On Thu, Nov 24, 2016 at 12:40:37AM +0000, Sagalovitch, Serguei wrote:
On Wed, Nov 23, 2016 at 02:11:29PM -0700, Logan Gunthorpe wrote:
> Perhaps I am not following what Serguei is asking for, but I
> understood the desire was for a complex GPU allocator that could
> migrate pages between GPU and CPU memory under control of the GPU
> driver, among other things. The desire is for DMA to continue to work
> even after these migrations happen.
The main issue is to how to solve use cases when p2p is
requested/initiated via CPU pointers where such pointers could
point to non-system memory location e.g. VRAM.
Okay, but your list is conflating a whole bunch of problems..
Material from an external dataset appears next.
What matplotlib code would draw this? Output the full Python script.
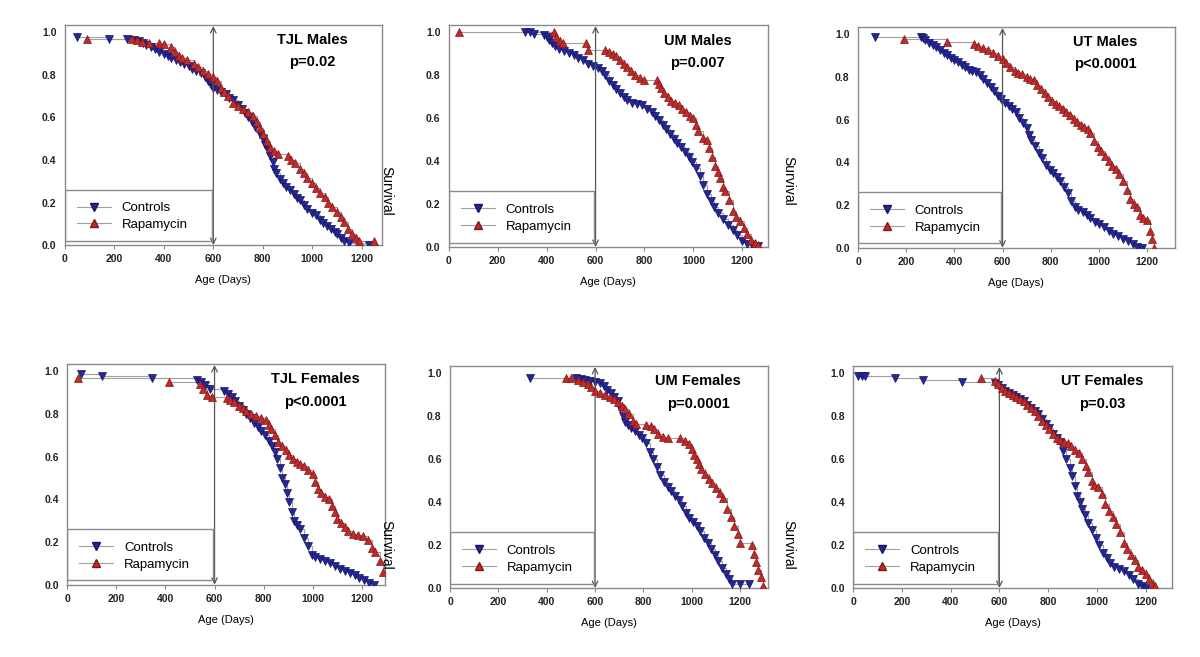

1) How to go from a __user pointer to a p2p DMA address
a) How to validate, setup iommu and maybe worst case bounce buffer
these p2p DMAs
2) How to allow drivers (ie GPU allocator) dynamically
remap pages in a VMA to/from p2p DMA addresses
3) How to expose uncachable p2p DMA address to user space via mmap
to allow "get_user_pages" to work transparently similar
how it is/was done for "DAX Device" case. Unfortunately
based on my understanding "DAX Device" implementation
deal only with permanently "locked" memory (fixed location)
unrelated to "get_user_pages"/"put_page" scope
which doesn't satisfy requirements for "eviction" / "moving" of
memory keeping CPU address intact.
Hurm, isn't that issue with DAX only to do with being coherent with
the page cache?
A GPU allocator would not use the page cache, it would have to
construct VMAs some other way.
My understanding is that It will not solve RDMA MR issue where
could be during the whole application life but (a) it will not make
RDMA MR case worse (b) should be enough for all other cases for
"get_user_pages"/"put_page" controlled by kernel.
Right. There is no solution to the RDMA MR issue on old hardware. Apps
that are using GPU+RDMA+Old hardware will have to use short lived MRs
and pay that performance cost, or give up on migration.